Current television ads sell a couple of new, young singer-songwriters. One is hailed as ‘the soundtrack to your summer’. Sorry to point this out, but it can only be the soundtrack to my summer after the event. Selling it to me as such beforehand seems slightly premature, or unbelievably optimistic! And he sounds like a mewling babe. On hearing the young Dylan, a fan, interviewed in CP Lee’s Like The Night (Revisited), recalls that Dylan sounded like a ravaged old blues singer and not the young man he then was. But instant hyperbole and big campaigns with TV advertising cannot make a new Dylan or a new Aretha. Time, and talent, does that. That young audiences can be fooled is not a cost-effective game plan. When they realise they have been taken, they will not come back. There’s a reason that singles sales have fallen and Top of the Pops has lost its cultural value.
And so the voices we hear seem to speak only of, and only to, youth; of sexlessness or of simulated sexuality, neither of which somehow connect with us on deeper levels. They form a fascinating part of a much bigger picture.
Bling! goes the jewellery. Bling! go the footballers’ wives’ false breasts and the skimpy strapped tops. The aspirations of the young are changing: it’s an ‘anyone can do it’ culture.

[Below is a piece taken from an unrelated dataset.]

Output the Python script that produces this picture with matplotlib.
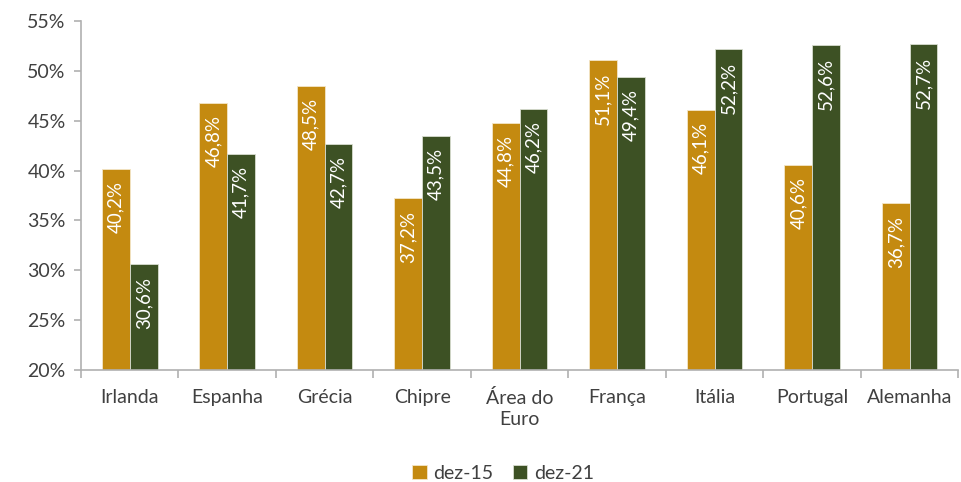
import matplotlib
matplotlib.use("Agg")
import matplotlib.pyplot as plt
import numpy as np
from matplotlib.ticker import FixedLocator, FuncFormatter

plt.rcParams['font.family'] = ['Lato', 'DejaVu Sans']

categories = ["Irlanda", "Espanha", "Grécia", "Chipre", "Área do\nEuro",
              "França", "Itália", "Portugal", "Alemanha"]
dez15 = [40.2, 46.8, 48.5, 37.2, 44.8, 51.1, 46.1, 40.6, 36.7]
dez21 = [30.6, 41.7, 42.7, 43.5, 46.2, 49.4, 52.2, 52.6, 52.7]
series_names = ["dez-15", "dez-21"]

gold = "#C48A10"
green = "#3D5124"
text_col = "#404040"
axis_col = "#B0B0B0"

fig = plt.figure(figsize=(9.62, 4.82), dpi=100)
ax = fig.add_axes([0.0842, 0.2324, 0.912, 0.724])

x = np.arange(len(categories))
w = 0.285
b1 = ax.bar(x - w / 2, dez15, w, color=gold, edgecolor="#F3E6C8", linewidth=0.6,
            label=series_names[0], zorder=2)
b2 = ax.bar(x + w / 2, dez21, w, color=green, edgecolor="#D8DDD0", linewidth=0.6,
            label=series_names[1], zorder=2)

def fmt(v):
    return f"{v:.1f}".replace(".", ",") + "%"

for bars, vals in ((b1, dez15), (b2, dez21)):
    for rect, v in zip(bars, vals):
        ax.annotate(fmt(v), (rect.get_x() + rect.get_width() / 2, v),
                    xytext=(0, -9), textcoords="offset points",
                    rotation=90, ha="center", va="top", color="white",
                    fontsize=13.5, zorder=3)

ax.set_ylim(20, 55)
ax.set_xlim(-0.5, len(categories) - 0.5)
ax.set_yticks(np.arange(20, 56, 5))
ax.yaxis.set_major_formatter(FuncFormatter(lambda v, p: f"{v:.0f}%"))
ax.set_xticks(x)
ax.set_xticklabels(categories, linespacing=1.25)
ax.xaxis.set_minor_locator(FixedLocator(np.arange(-0.5, len(categories), 1)))

for s in ("top", "right"):
    ax.spines[s].set_visible(False)
for s in ("left", "bottom"):
    ax.spines[s].set_color(axis_col)
    ax.spines[s].set_linewidth(1.2)

ax.tick_params(axis="y", colors=axis_col, labelcolor=text_col, labelsize=14,
               length=5, width=1.2, pad=6)
ax.tick_params(axis="x", which="major", length=0, labelcolor=text_col,
               labelsize=14, pad=14)
ax.tick_params(axis="x", which="minor", length=6, width=1.2, color=axis_col)

leg = fig.legend(handles=[b1, b2], labels=series_names, loc="center",
                 bbox_to_anchor=(0.523, 0.018), ncol=2, frameon=False,
                 fontsize=14, handlelength=0.75, handleheight=0.75,
                 handletextpad=0.35, columnspacing=1.0)
for t in leg.get_texts():
    t.set_color(text_col)

fig.savefig("out.png", dpi=100)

According to a recent radio report, a group of 10-year-old girls, asked in class what they wanted to be when they grew up, answered ‘famous’. Fame, it appeared here, was measured by one’s photograph appearing in heat magazine. Fame must be achieved at all costs, and one very easy route to the red carpet is pop stardom, because anyone can sound like today’s singers.
And anyway, everything can be fixed in the studio (or on the operating table) and it doesn’t require any actual ability or any need to communicate. And more voices that all sound alike pour from radios and download on to telephones. And we, and they, are cheated of something. Only time will tell what the price of that will be.